==== Data extract ====

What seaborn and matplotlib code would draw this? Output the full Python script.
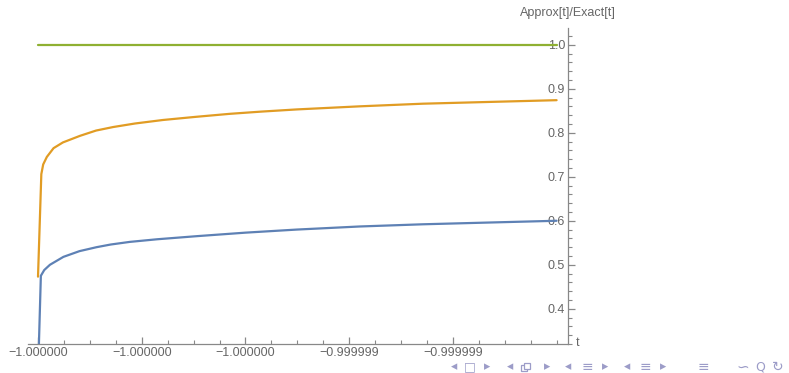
import matplotlib
matplotlib.use("Agg")
import numpy as np
import pandas as pd
import matplotlib.pyplot as plt
import seaborn as sns
from matplotlib.patches import Rectangle
from matplotlib.ticker import FixedLocator, FuncFormatter

# t 값은 -1 기준 오프셋 (1e-6 단위)
green_u = [0.0, 1.0]
green_v = [1.0, 1.0]

orange_u = [0.0, 0.0064, 0.010, 0.017, 0.030, 0.048, 0.081, 0.112, 0.145, 0.187, 0.241,
            0.303, 0.370, 0.430, 0.499, 0.620, 0.742, 0.870, 1.0]
orange_v = [0.473, 0.706, 0.728, 0.745, 0.765, 0.778, 0.793, 0.805, 0.813, 0.821, 0.829,
            0.836, 0.843, 0.848, 0.853, 0.860, 0.866, 0.870, 0.874]

blue_u = [0.0015, 0.0055, 0.012, 0.023, 0.049, 0.080, 0.113, 0.140, 0.177, 0.230, 0.306,
          0.400, 0.499, 0.620, 0.742, 0.870, 1.0]
blue_v = [0.31, 0.475, 0.488, 0.500, 0.518, 0.531, 0.540, 0.546, 0.552, 0.558, 0.565,
          0.573, 0.580, 0.587, 0.592, 0.596, 0.600]

x_major = [0.0, 0.2, 0.4, 0.6, 0.8]
y_major = [0.4, 0.5, 0.6, 0.7, 0.8, 0.9, 1.0]

sns.set_style("white")
plt.rcParams['font.family'] = ['Liberation Sans', 'DejaVu Sans']

fig = plt.figure(figsize=(7.89, 3.73), dpi=100)
ax = fig.add_axes([28 / 789, 29 / 373, 540 / 789, 316 / 373])

sns.lineplot(x=green_u, y=green_v, color="#8FB032", lw=1.6, ax=ax)
sns.lineplot(x=orange_u, y=orange_v, color="#E19C24", lw=1.6, ax=ax)
sns.lineplot(x=blue_u, y=blue_v, color="#5E81B5", lw=1.6, ax=ax)

ax.set_xlim(-0.0193, 1.022)
ax.set_ylim(0.32, 1.038)

gray = "#888888"
for s in ["top", "right"]:
    ax.spines[s].set_visible(False)
ax.spines["left"].set_position(("data", 1.022))
for s in ["left", "bottom"]:
    ax.spines[s].set_color(gray)
    ax.spines[s].set_linewidth(0.9)

ax.xaxis.set_major_locator(FixedLocator(x_major))
ax.xaxis.set_minor_locator(FixedLocator([k * 0.05 for k in range(21) if k % 4 != 0 or k == 20]))
ax.xaxis.set_major_formatter(FuncFormatter(lambda u, p: f"{-1 + u * 1e-6:.6f}".replace("-", "\u2212")))

ax.yaxis.set_major_locator(FixedLocator(y_major))
ax.yaxis.set_minor_locator(FixedLocator([round(0.32 + k * 0.02, 2) for k in range(36)]))
ax.yaxis.set_major_formatter(FuncFormatter(lambda v, p: f"{v:.1f}"))

ax.tick_params(which="both", direction="in", bottom=True, left=True, color=gray,
               labelcolor="#666666", labelsize=9)
ax.tick_params(which="major", length=5, width=0.9)
ax.tick_params(which="minor", length=3, width=0.8)
ax.tick_params(axis="x", pad=2)
ax.tick_params(axis="y", pad=2)
for t in (ax.xaxis.get_major_ticks() + ax.xaxis.get_minor_ticks()
          + ax.yaxis.get_major_ticks() + ax.yaxis.get_minor_ticks()):
    t.tick1line.set_clip_on(False)
ax.set_xlabel("")
ax.set_ylabel("")

fig.text(568 / 789, 1 - 13 / 373, "Approx[t]/Exact[t]", ha="center", va="center",
         fontsize=9, color="#666666")
fig.text(576 / 789, 1 - 343 / 373, "t", ha="left", va="center", fontsize=9, color="#666666")

# beamer 네비게이션 기호
nav = "#9c9cc8"
nav_items = [(454, "\u25c2", 9), (470, "\u25a1", 9), (487, "\u25b8", 9),
             (510, "\u25c2", 9), (547, "\u25b8", 9),
             (568, "\u25c2", 9), (587, "\u2261", 10), (605, "\u25b8", 9),
             (627, "\u25c2", 9), (645, "\u2261", 10), (663, "\u25b8", 9),
             (703, "\u2261", 10), (743, "\u223d", 11), (760, "Q", 9), (778, "\u21bb", 10)]
for px, ch, fs in nav_items:
    fig.text(px / 789, 1 - 367 / 373, ch, ha="center", va="center", fontsize=fs,
             color=nav, family=["DejaVu Sans"])

# ⧉ 기호는 설치된 글꼴에 없어서 두 개의 사각형으로 그림
for dx, dy in [(0, 0), (2.5, 2.5)]:
    fig.add_artist(Rectangle(((521 + dx) / 789, (373 - 371 + dy) / 373), 6 / 789, 6 / 373,
                             transform=fig.transFigure, fill=True, facecolor="white",
                             edgecolor=nav, lw=0.9))

fig.savefig("out.png", dpi=100)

====

Goal -> Go from the first line of the data above to the line containing "green_v = [1.0, 1.0]" and retype exactly those lines, both included, but none of the pictures.

Expected answer ->
What seaborn and matplotlib code would draw this? Output the full Python script.
import matplotlib
matplotlib.use("Agg")
import numpy as np
import pandas as pd
import matplotlib.pyplot as plt
import seaborn as sns
from matplotlib.patches import Rectangle
from matplotlib.ticker import FixedLocator, FuncFormatter

# t 값은 -1 기준 오프셋 (1e-6 단위)
green_u = [0.0, 1.0]
green_v = [1.0, 1.0]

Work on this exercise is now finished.